Science has long moved beyond the complex and simple carbohydrate paradigm, but Jo public still hasn’t and never will if we perpetuate this myth via labelling. If denouncing sugar is for our dental welfare, then again, sugar is only one part of the story. Other factors, such as stickiness of a food, acidity and frequency of consumption are also important. Yes – raisins are far healthier than sweets, but frequently chewed, they could both leave you edentulous.

And whilst switching from standard Pepsi to diet cola will certainly spare some caries and calories (the latter easily flagged up by my aforementioned calorie traffic light), the acid bath could still erode the smile off your face. The main problem with sugar is that it is frequently, but by no means always, a marker for nutrient poor food, AKA junk. So why don’t we aim our labelling at identifying just that, by not just flagging up foods with health claims, but those with health shames too.

The food industry has had things all their own way for far too long. They’ll happily brag that something’s good for your heart and print little heart icons to hammer the message home, but there’s a strange absence of warnings on foods that might actually be detrimental to health. I’ve yet to see an icon of a fat belly or someone clutching their heart having a coronary on a packet of crisps.

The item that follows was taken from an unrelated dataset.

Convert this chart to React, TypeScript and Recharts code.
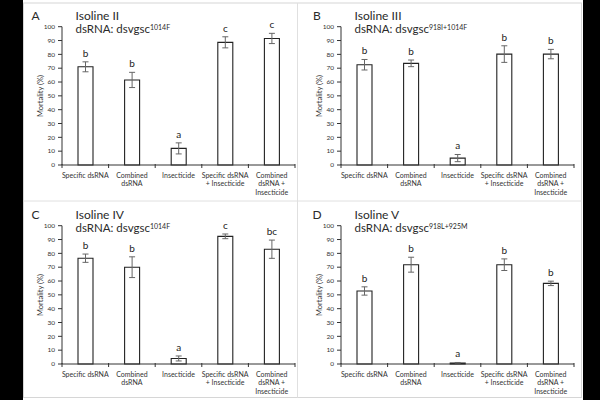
import { Bar, BarChart, ErrorBar, LabelList, XAxis, YAxis } from "recharts";

const treatments = [
  "Specific dsRNA",
  "Combined dsRNA",
  "Insecticide",
  "Specific dsRNA + Insecticide",
  "Combined dsRNA + Insecticide",
];
const treatmentLines = [
  ["Specific dsRNA"],
  ["Combined", "dsRNA"],
  ["Insecticide"],
  ["Specific dsRNA", "+ Insecticide"],
  ["Combined", "dsRNA +", "Insecticide"],
];
const mortalityTicks = [0, 10, 20, 30, 40, 50, 60, 70, 80, 90, 100];

// Isoline II, dsRNA dsvgsc 1014F
const isoIIMean = [71, 61.5, 12, 88.7, 91.5];
const isoIISem = [3.6, 5.5, 4, 4, 3.7];
const isoIIGroups = ["b", "b", "a", "c", "c"];

// Isoline III, dsRNA dsvgsc 918I+1014F
const isoIIIMean = [72.5, 73.5, 5, 80.2, 80.2];
const isoIIISem = [3.8, 2.4, 2.6, 6, 3.4];
const isoIIIGroups = ["b", "b", "a", "b", "b"];

// Isoline IV, dsRNA dsvgsc 1014F
const isoIVMean = [76.5, 70, 4, 92.3, 83];
const isoIVSem = [3, 7.5, 1.8, 1.7, 6.6];
const isoIVGroups = ["b", "b", "a", "c", "bc"];

// Isoline V, dsRNA dsvgsc 918L+925M
const isoVMean = [52.8, 71.8, 0.7, 71.8, 58.3];
const isoVSem = [3, 5.4, 0.4, 4.2, 1.6];
const isoVGroups = ["b", "b", "a", "b", "b"];

const FONT = "Lato, 'Open Sans', sans-serif";
const W = 274;
const H = 198;

function TreatmentTick(props: any) {
  const { x, y, payload } = props;
  const lines = treatmentLines[payload.index] ?? [payload.value];
  const half = payload.offset || 23.3;
  return (
    <g>
      <line x1={x - half} x2={x - half} y1={y - 1} y2={y + 3} stroke="#333" />
      {payload.index === treatments.length - 1 && (
        <line x1={x + half} x2={x + half} y1={y - 1} y2={y + 3} stroke="#333" />
      )}
      {lines.map((line: string, i: number) => (
        <text
          key={line}
          x={x}
          y={y + 12.5 + i * 8.8}
          textAnchor="middle"
          fontSize={7}
          fontFamily={FONT}
          fill="#333"
        >
          {line}
        </text>
      ))}
    </g>
  );
}

function Panel(props: {
  tag: string;
  isoline: string;
  allele: string;
  mean: number[];
  sem: number[];
  groups: string[];
  left: number;
  top: number;
  tagX: number;
}) {
  const { tag, isoline, allele, mean, sem, groups, left, top, tagX } = props;
  const data = treatments.map((t, i) => ({
    treatment: t,
    mortality: mean[i],
    sem: sem[i],
    group: groups[i],
  }));

  // significance letter sits a little above the top of the error bar
  const GroupLetter = (p: any) => {
    const { x, y, width, height, value, index } = p;
    const errPx = mean[index] > 0 ? (height * sem[index]) / mean[index] : 0;
    return (
      <text
        x={x + width / 2}
        y={y - errPx - 9}
        textAnchor="middle"
        dominantBaseline="central"
        fontSize={10}
        fontFamily={FONT}
        fill="#222"
      >
        {value}
      </text>
    );
  };

  return (
    <div style={{ position: "absolute", left, top, width: W, height: H }}>
      <BarChart
        width={W}
        height={H}
        data={data}
        margin={{ top: 23.7, right: 2, bottom: 0, left: 0 }}
      >
        <XAxis
          dataKey="treatment"
          height={36}
          interval={0}
          tickLine={false}
          tickSize={0}
          tickMargin={0}
          axisLine={{ stroke: "#333" }}
          tick={<TreatmentTick />}
        />
        <YAxis
          domain={[0, 100]}
          ticks={mortalityTicks}
          width={39}
          tickSize={4}
          tickMargin={3}
          axisLine={{ stroke: "#333" }}
          tickLine={{ stroke: "#333" }}
          tick={{ fontSize: 6.5, fill: "#333", fontFamily: FONT }}
        />
        <Bar
          dataKey="mortality"
          barSize={15}
          fill="#fff"
          stroke="#222"
          strokeWidth={1.1}
          isAnimationActive={false}
        >
          <ErrorBar dataKey="sem" width={3} stroke="#666" strokeWidth={1} />
          <LabelList dataKey="group" content={GroupLetter} />
        </Bar>
      </BarChart>
      <svg
        width={W}
        height={H}
        style={{ position: "absolute", left: 0, top: 0, pointerEvents: "none" }}
      >
        <text x={tagX} y={17} fontSize={12} fontFamily={FONT} fill="#2a2a2a">
          {tag}
        </text>
        <text x={52.5} y={17} fontSize={12} fontFamily={FONT} fill="#2a2a2a">
          {isoline}
        </text>
        <text x={52.5} y={30} fontSize={11.5} fontFamily={FONT} fill="#2a2a2a">
          dsRNA: dsvgsc
          <tspan dy={-3.5} fontSize={7}>
            {allele}
          </tspan>
        </text>
        <text
          transform={`translate(17, 93) rotate(-90)`}
          textAnchor="middle"
          dominantBaseline="central"
          fontSize={7.5}
          fontFamily={FONT}
          fill="#333"
        >
          Mortality (%)
        </text>
      </svg>
    </div>
  );
}

export default function App() {
  return (
    <div
      style={{
        position: "fixed",
        left: 0,
        top: 0,
        width: 600,
        height: 400,
        background: "#000",
        overflow: "hidden",
      }}
    >
      <div
        style={{
          position: "absolute",
          left: 22.5,
          top: 0,
          width: 560,
          height: 400,
          background: "#fff",
        }}
      />
      <svg
        width={600}
        height={400}
        style={{ position: "absolute", left: 0, top: 0 }}
      >
        <rect x={23.5} y={3} width={558} height={394.5} fill="none" stroke="#d6d6d6" />
        <line x1={297.5} x2={297.5} y1={3} y2={397.5} stroke="#e0e0e0" />
        <line x1={23.5} x2={581.5} y1={201} y2={201} stroke="#e0e0e0" />
      </svg>
      <Panel
        tag="A"
        isoline="Isoline II"
        allele="1014F"
        mean={isoIIMean}
        sem={isoIISem}
        groups={isoIIGroups}
        left={23}
        top={3}
        tagX={8.5}
      />
      <Panel
        tag="B"
        isoline="Isoline III"
        allele="918I+1014F"
        mean={isoIIIMean}
        sem={isoIIISem}
        groups={isoIIIGroups}
        left={302}
        top={3}
        tagX={11}
      />
      <Panel
        tag="C"
        isoline="Isoline IV"
        allele="1014F"
        mean={isoIVMean}
        sem={isoIVSem}
        groups={isoIVGroups}
        left={23}
        top={201.5}
        tagX={8.5}
      />
      <Panel
        tag="D"
        isoline="Isoline V"
        allele="918L+925M"
        mean={isoVMean}
        sem={isoVSem}
        groups={isoVGroups}
        left={302}
        top={201.5}
        tagX={10.5}
      />
    </div>
  );
}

But that brings us back to the good food/bad food debate. The food industry’s position on this is clear: ‘there is no such thing as a bad food, only bad diets’, which underpins their main argument against the MTL system. But if there is no such thing as bad foods then how can there be any such thing as good foods.

The truth, as they well know, is that the ‘no bad food’ mantra has served our appetites for junk food and their pockets well. Perhaps it is time to admit that a doughnut actually isn’t very healthy and deserves all of the red lights it gets. And of course we’ll all continue to eat them, but as a treat on top of our otherwise healthy diet, rather than pretending it’s an integral part of it.

So without further ado, my proposed list for the eventual labelling victor: calories, saturated fat, trans fat (hopefully a category requiring a brief existence) glycaemic load and salt. Then, in tandem with nutritional claims, let’s make manufacturers own up to the nutritional underperformers too.

Maybe the image of a dustbin on any nutrient poor junk and sensible warnings on all cariogenic drinks of the particular dangers of frequent swilling. But whatever the eventual food labelling outcome, we should never lie in order to simplify.